Modelling austenite decomposition: bainite, acicular ferrite, heat of transformation and effect of deformation
Important progress has been made in the development of metallurgical models that describe the behaviour of steel both during steel processing and during its application. However, the successful application of through process models in new steel product development still faces a number of scientific challenges. In modern strip steel grades, the steel production has a significant influence on its final properties. Furthermore, the trend towards complex multi-phase microstructures requires very sophisticated models to describe the mechanical properties of these steel grades.
Background of research
In the 3D microstructure evolution model framework, currently known as Cellular Automata Sharp Interface Phase Transformation (CASIPT), the austenite to polygonal ferrite and pearlite transformations are in most situations described with acceptable accuracy. However, the transformation of austenite to bainite or to acicular ferrite is not described or not accurate enough. Furthermore, the influence of transforming from austenite in a deformed state (as opposed to from recrystallized austenite) is also not (accurately) included in either the online or the CASIPT framework. These omissions limit the use of the CASIPT model for product development and limit the accuracy of the online control models. For controlling the temperatures in the hot strip mill run-out-table and in the continuous annealing lines it is also required that a model becomes available that describes the heat of transformation of bainite.
Goal of the project
The main goal of this research project was to develop and implement a model capable to reproduce the bainite reaction in the CASIPT framework. The bainite product is extremely relevant for the development of dual-phase steels: on one side it contributes to the mechanical properties of the steel, but on the other side, it would in principle be desirable to avoid the formation of bainite in such steel grades. A physically-based model that is able to predict the conditions in which bainite forms and at which rate, is valuable for industrial applications. It leads to better process control and allows for the design of new alloys. Furthermore, other steel products, such as complex phase and TRIP steels, rely on the presence of the bainite microconstituent for achieving certain properties. While the currently implemented submodels for growth of pro-eutectoid ferrite from austenite rely on the isotropic nature of the growth of the ferrite phase, the bainite growth is anisotropic, leading to the development of lath or plate-like morphologies.
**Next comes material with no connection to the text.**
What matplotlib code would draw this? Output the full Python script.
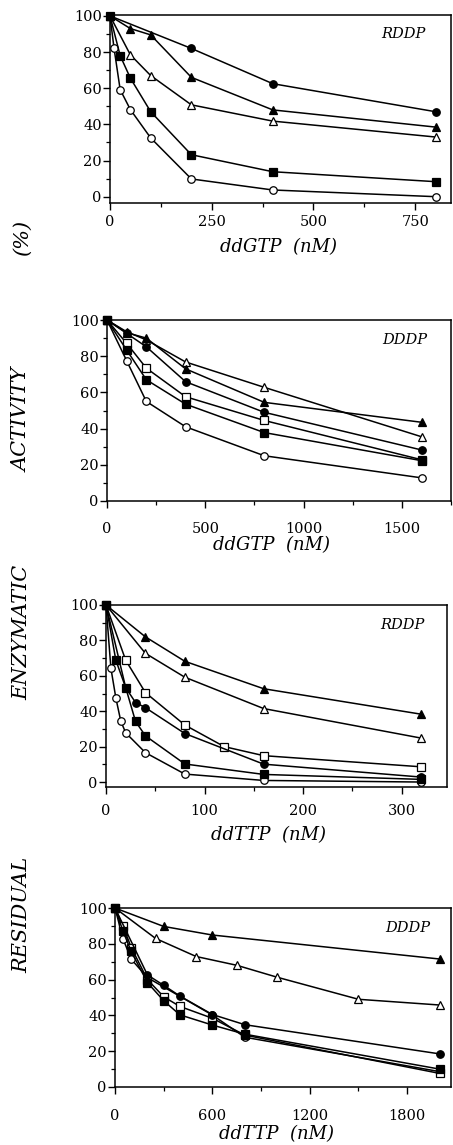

In the bainite submodel developed in the present work, lengthening of the bainite microconstituent is considered most significant during growth, and thickening and widening areas are neglected. The shape of the bainitic product is controlled by the initial shape of the nucleus (see figure).
The martensite transformation creates microstructures very similar to bainitic microstructures. Additionally, due to the importance of martensite transformation, a martensite submodel was developed in the CASIPT framework.
The project was performed by postdoctoral researcher Dr. Arthur Nishikawa under supervision of Prof. Maria Santofimia Navarro at TU Delft in collaboration with Kees Bos from Tata Steel.
The project T17019h is part of DENS program and got PPS funding in 2018-2021.
Dr. Kees Bos (Tata Steel)
The bainite and martensite submodels developed by Arthur have already been integrated into our Through Process Model (TPM). This leads to more accurate description of the microstructural evolution during thermal cycles, which can be used for the optimization of process parameters. Also, microstructures generated by CASIPT simulations have been used as input for crystal plasticity simulations using the DAMASK model. This creates the possibility of using the CASIPT simulations for designing new steel products aiming at specific mechanical properties.
Dr. Arthur Nishikawa (TU Delft)
The bainite transformation is one of the most complex – and still not fully understood – phenomena in the metallurgy of iron alloys. I like to think that the skills I have acquired during my education in Brazil prepared me well for this challenge. Working in such a challenging field is definitely a motivational factor. On the other hand, moments of frustration are inevitable and the support by my supervisors and colleagues has been fundamental for coping with that. It has been a privilege to work among so many competent researchers in the DENS programme. From both professional and personal sides, it is a lifetime opportunity.